** Start DATASET CONTENT **

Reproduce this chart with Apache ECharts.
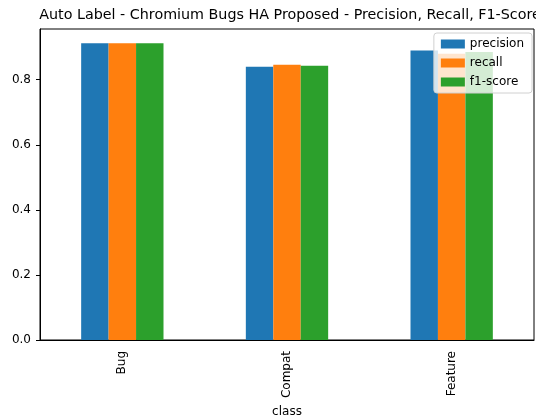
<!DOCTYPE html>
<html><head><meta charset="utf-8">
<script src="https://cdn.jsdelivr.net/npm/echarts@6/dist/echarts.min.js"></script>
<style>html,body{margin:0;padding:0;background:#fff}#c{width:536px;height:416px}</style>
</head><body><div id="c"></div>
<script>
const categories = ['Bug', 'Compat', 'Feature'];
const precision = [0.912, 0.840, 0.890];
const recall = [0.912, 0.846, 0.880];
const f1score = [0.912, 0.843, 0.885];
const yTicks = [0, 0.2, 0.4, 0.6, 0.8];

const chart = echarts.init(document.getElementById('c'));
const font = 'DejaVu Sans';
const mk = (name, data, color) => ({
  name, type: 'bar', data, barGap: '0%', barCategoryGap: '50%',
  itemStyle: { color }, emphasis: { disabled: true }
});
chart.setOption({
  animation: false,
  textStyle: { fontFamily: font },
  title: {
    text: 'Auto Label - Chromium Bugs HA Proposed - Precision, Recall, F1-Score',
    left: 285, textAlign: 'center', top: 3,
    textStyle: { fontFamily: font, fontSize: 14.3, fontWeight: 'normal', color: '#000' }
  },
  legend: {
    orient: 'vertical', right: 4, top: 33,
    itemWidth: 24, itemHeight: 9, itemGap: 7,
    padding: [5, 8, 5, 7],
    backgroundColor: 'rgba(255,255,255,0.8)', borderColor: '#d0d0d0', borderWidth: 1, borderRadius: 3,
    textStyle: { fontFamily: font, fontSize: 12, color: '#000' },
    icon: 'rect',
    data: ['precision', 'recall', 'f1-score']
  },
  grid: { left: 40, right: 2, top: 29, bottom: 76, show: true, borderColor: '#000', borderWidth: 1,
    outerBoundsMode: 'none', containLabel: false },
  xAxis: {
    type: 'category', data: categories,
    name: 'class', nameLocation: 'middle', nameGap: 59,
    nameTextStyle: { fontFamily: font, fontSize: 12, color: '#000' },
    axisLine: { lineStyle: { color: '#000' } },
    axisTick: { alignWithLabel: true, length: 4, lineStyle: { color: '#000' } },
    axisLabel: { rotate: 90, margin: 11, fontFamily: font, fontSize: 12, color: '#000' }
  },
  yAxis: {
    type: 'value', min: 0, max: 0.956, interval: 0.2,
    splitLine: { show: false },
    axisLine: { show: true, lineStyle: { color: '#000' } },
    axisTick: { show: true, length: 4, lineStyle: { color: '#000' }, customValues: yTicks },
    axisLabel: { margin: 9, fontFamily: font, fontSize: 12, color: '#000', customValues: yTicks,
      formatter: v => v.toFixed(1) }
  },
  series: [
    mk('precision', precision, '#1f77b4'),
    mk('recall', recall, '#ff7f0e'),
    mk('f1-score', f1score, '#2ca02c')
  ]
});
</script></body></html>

** End DATASET CONTENT **

▶ _INSTRUCTIONS TO FOLLOW_
Return nothing but the lines running from the start of the data to the line with "const yTicks = [0, 0.2, 0.4, 0.6, 0.8];", please, both ends included and no pictures.

▶ _EXERCISE RESULT_
Reproduce this chart with Apache ECharts.
<!DOCTYPE html>
<html><head><meta charset="utf-8">
<script src="https://cdn.jsdelivr.net/npm/echarts@6/dist/echarts.min.js"></script>
<style>html,body{margin:0;padding:0;background:#fff}#c{width:536px;height:416px}</style>
</head><body><div id="c"></div>
<script>
const categories = ['Bug', 'Compat', 'Feature'];
const precision = [0.912, 0.840, 0.890];
const recall = [0.912, 0.846, 0.880];
const f1score = [0.912, 0.843, 0.885];
const yTicks = [0, 0.2, 0.4, 0.6, 0.8];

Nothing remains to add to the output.